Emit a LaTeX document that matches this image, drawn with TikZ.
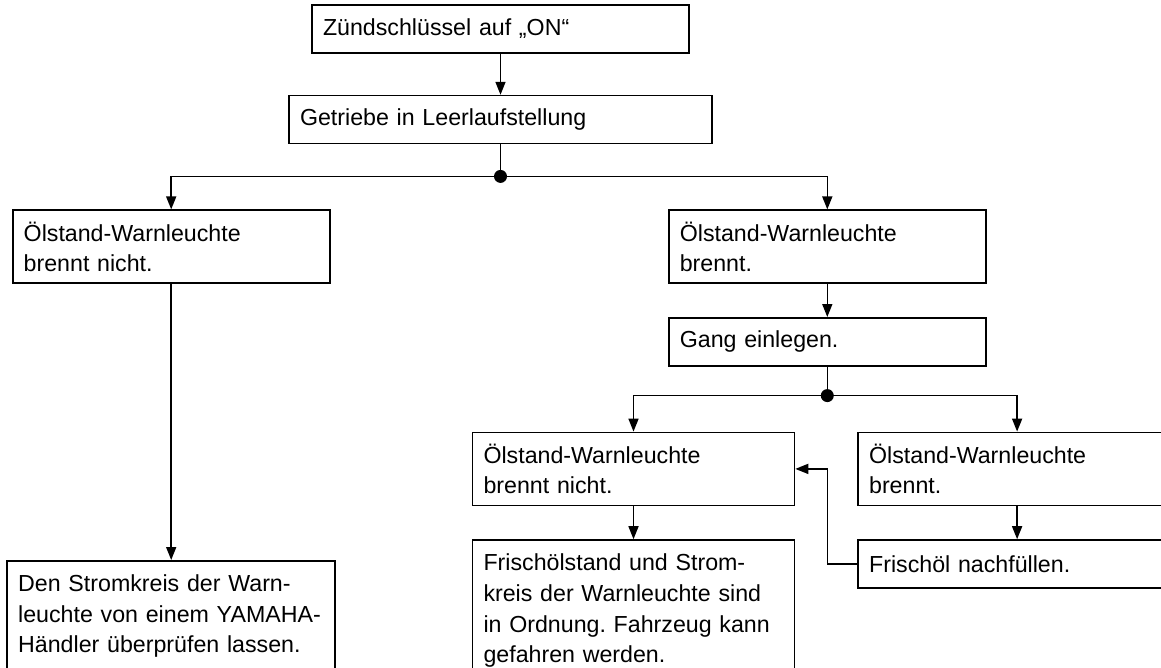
\documentclass[tikz,border=0pt]{standalone}
\usepackage{fontspec}
\setmainfont{Liberation Sans}
\usetikzlibrary{arrows.meta,positioning}

\begin{document}
\begin{tikzpicture}[x=1pt,y=-1pt,->,>={Triangle[length=13pt,width=10pt]},line width=1.6pt]
\tikzstyle{box}=[draw,shape=rectangle,inner xsep=11pt,inner ysep=0pt,align=left,font=\fontsize{23.2}{30.6}\selectfont\frenchspacing]
\tikzstyle{einzeilig}=[box,minimum height=48pt]
\tikzstyle{zweizeilig}=[box,minimum height=73pt]
\tikzstyle{offen}=[box,inner ysep=14pt]

\useasboundingbox (0,0) rectangle (1161,667);

\node[einzeilig]  (zuend) at (500.5,29) [text width=355pt] {Zündschlüssel auf „ON“};
\node[einzeilig]  (getriebe) [below=41pt of zuend,text width=401pt] {Getriebe in Leerlaufstellung};
\coordinate[below=32pt of getriebe] (verz1);
\node[zweizeilig] (links) [below left=33pt and 170pt of verz1,text width=295pt] {Ölstand-Warnleuchte\\brennt nicht.};
\node[zweizeilig] (rechts) [below right=33pt and 167.5pt of verz1,text width=295pt] {Ölstand-Warnleuchte\\brennt.};
\node[einzeilig]  (gang) [below=33pt of rechts,text width=295pt] {Gang einlegen.};
\coordinate[below=29pt of gang] (verz2);
\node[zweizeilig] (mitte) [below left=36pt and 32pt of verz2,text width=300pt] {Ölstand-Warnleuchte\\brennt nicht.};
\node[zweizeilig] (rechts2) [below right=36pt and 30pt of verz2,text width=296pt] {Ölstand-Warnleuchte\\brennt.};
\node[einzeilig]  (nachfuellen) [below=33pt of rechts2,text width=296pt] {Frischöl nachfüllen.};
\node[offen]      (ok) [below=33pt of mitte,text width=300pt] {Frischölstand und Strom-\\kreis der Warnleuchte sind\\in Ordnung. Fahrzeug kann\\gefahren werden.};
\node[offen]      (haendler) [below=276pt of links,text width=306pt] {Den Stromkreis der Warn-\\leuchte von einem YAMAHA-\\Händler überprüfen lassen.};

\path
(zuend) edge (getriebe)
(getriebe) edge[-] (verz1)
(rechts) edge (gang)
(gang) edge[-] (verz2)
(rechts2) edge (nachfuellen)
(mitte) edge (ok)
(links) edge (haendler);
\draw (verz1) -| (links);
\draw (verz1) -| (rechts);
\draw (verz2) -| (mitte);
\draw (verz2) -| (rechts2);
\draw (nachfuellen.west) -| (verz2 |- mitte.east) -- (mitte.east);
\fill[-] (verz1) circle (6.5pt);
\fill[-] (verz2) circle (6.5pt);
\end{tikzpicture}
\end{document}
****
*Set exercise*:
Pictures are to be left out; repeat all the remaining data exactly.

*The solution*:
Emit a LaTeX document that matches this image, drawn with TikZ.
\documentclass[tikz,border=0pt]{standalone}
\usepackage{fontspec}
\setmainfont{Liberation Sans}
\usetikzlibrary{arrows.meta,positioning}

\begin{document}
\begin{tikzpicture}[x=1pt,y=-1pt,->,>={Triangle[length=13pt,width=10pt]},line width=1.6pt]
\tikzstyle{box}=[draw,shape=rectangle,inner xsep=11pt,inner ysep=0pt,align=left,font=\fontsize{23.2}{30.6}\selectfont\frenchspacing]
\tikzstyle{einzeilig}=[box,minimum height=48pt]
\tikzstyle{zweizeilig}=[box,minimum height=73pt]
\tikzstyle{offen}=[box,inner ysep=14pt]

\useasboundingbox (0,0) rectangle (1161,667);

\node[einzeilig]  (zuend) at (500.5,29) [text width=355pt] {Zündschlüssel auf „ON“};
\node[einzeilig]  (getriebe) [below=41pt of zuend,text width=401pt] {Getriebe in Leerlaufstellung};
\coordinate[below=32pt of getriebe] (verz1);
\node[zweizeilig] (links) [below left=33pt and 170pt of verz1,text width=295pt] {Ölstand-Warnleuchte\\brennt nicht.};
\node[zweizeilig] (rechts) [below right=33pt and 167.5pt of verz1,text width=295pt] {Ölstand-Warnleuchte\\brennt.};
\node[einzeilig]  (gang) [below=33pt of rechts,text width=295pt] {Gang einlegen.};
\coordinate[below=29pt of gang] (verz2);
\node[zweizeilig] (mitte) [below left=36pt and 32pt of verz2,text width=300pt] {Ölstand-Warnleuchte\\brennt nicht.};
\node[zweizeilig] (rechts2) [below right=36pt and 30pt of verz2,text width=296pt] {Ölstand-Warnleuchte\\brennt.};
\node[einzeilig]  (nachfuellen) [below=33pt of rechts2,text width=296pt] {Frischöl nachfüllen.};
\node[offen]      (ok) [below=33pt of mitte,text width=300pt] {Frischölstand und Strom-\\kreis der Warnleuchte sind\\in Ordnung. Fahrzeug kann\\gefahren werden.};
\node[offen]      (haendler) [below=276pt of links,text width=306pt] {Den Stromkreis der Warn-\\leuchte von einem YAMAHA-\\Händler überprüfen lassen.};

\path
(zuend) edge (getriebe)
(getriebe) edge[-] (verz1)
(rechts) edge (gang)
(gang) edge[-] (verz2)
(rechts2) edge (nachfuellen)
(mitte) edge (ok)
(links) edge (haendler);
\draw (verz1) -| (links);
\draw (verz1) -| (rechts);
\draw (verz2) -| (mitte);
\draw (verz2) -| (rechts2);
\draw (nachfuellen.west) -| (verz2 |- mitte.east) -- (mitte.east);
\fill[-] (verz1) circle (6.5pt);
\fill[-] (verz2) circle (6.5pt);
\end{tikzpicture}
\end{document}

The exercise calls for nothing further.